◆ Task details: Reproduce the material word for word; the images stay out.

◆ Data provided:
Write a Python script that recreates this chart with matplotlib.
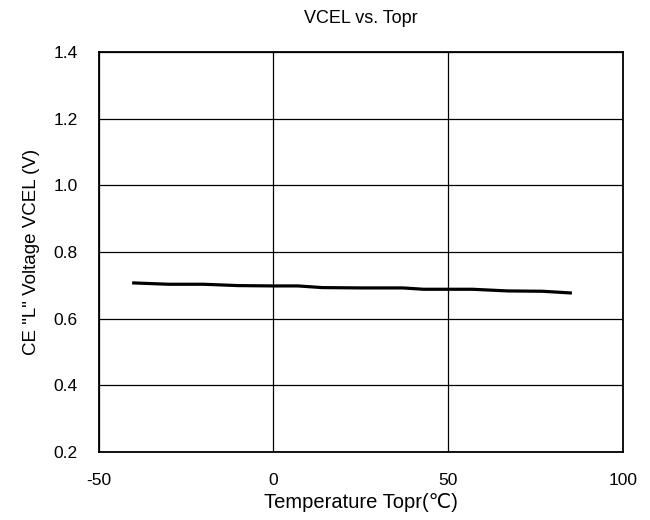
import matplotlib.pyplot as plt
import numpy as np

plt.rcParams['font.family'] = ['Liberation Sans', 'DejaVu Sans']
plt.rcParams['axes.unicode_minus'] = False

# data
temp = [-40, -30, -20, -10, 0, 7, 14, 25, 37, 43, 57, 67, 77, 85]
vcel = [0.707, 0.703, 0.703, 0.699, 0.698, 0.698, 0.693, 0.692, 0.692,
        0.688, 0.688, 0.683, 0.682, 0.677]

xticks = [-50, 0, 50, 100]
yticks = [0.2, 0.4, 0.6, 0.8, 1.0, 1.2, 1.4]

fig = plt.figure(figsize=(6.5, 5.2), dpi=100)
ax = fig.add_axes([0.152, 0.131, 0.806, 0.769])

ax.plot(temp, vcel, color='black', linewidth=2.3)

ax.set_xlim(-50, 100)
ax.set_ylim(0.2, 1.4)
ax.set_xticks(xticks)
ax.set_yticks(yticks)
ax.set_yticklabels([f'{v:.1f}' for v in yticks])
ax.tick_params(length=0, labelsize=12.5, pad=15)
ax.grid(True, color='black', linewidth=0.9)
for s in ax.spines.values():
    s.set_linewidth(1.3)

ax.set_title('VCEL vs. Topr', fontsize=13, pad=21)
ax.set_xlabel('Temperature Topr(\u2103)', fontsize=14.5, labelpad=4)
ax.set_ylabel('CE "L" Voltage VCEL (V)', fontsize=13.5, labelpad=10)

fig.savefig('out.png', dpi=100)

◆ Written answer:
Write a Python script that recreates this chart with matplotlib.
import matplotlib.pyplot as plt
import numpy as np

plt.rcParams['font.family'] = ['Liberation Sans', 'DejaVu Sans']
plt.rcParams['axes.unicode_minus'] = False

# data
temp = [-40, -30, -20, -10, 0, 7, 14, 25, 37, 43, 57, 67, 77, 85]
vcel = [0.707, 0.703, 0.703, 0.699, 0.698, 0.698, 0.693, 0.692, 0.692,
        0.688, 0.688, 0.683, 0.682, 0.677]

xticks = [-50, 0, 50, 100]
yticks = [0.2, 0.4, 0.6, 0.8, 1.0, 1.2, 1.4]

fig = plt.figure(figsize=(6.5, 5.2), dpi=100)
ax = fig.add_axes([0.152, 0.131, 0.806, 0.769])

ax.plot(temp, vcel, color='black', linewidth=2.3)

ax.set_xlim(-50, 100)
ax.set_ylim(0.2, 1.4)
ax.set_xticks(xticks)
ax.set_yticks(yticks)
ax.set_yticklabels([f'{v:.1f}' for v in yticks])
ax.tick_params(length=0, labelsize=12.5, pad=15)
ax.grid(True, color='black', linewidth=0.9)
for s in ax.spines.values():
    s.set_linewidth(1.3)

ax.set_title('VCEL vs. Topr', fontsize=13, pad=21)
ax.set_xlabel('Temperature Topr(\u2103)', fontsize=14.5, labelpad=4)
ax.set_ylabel('CE "L" Voltage VCEL (V)', fontsize=13.5, labelpad=10)

fig.savefig('out.png', dpi=100)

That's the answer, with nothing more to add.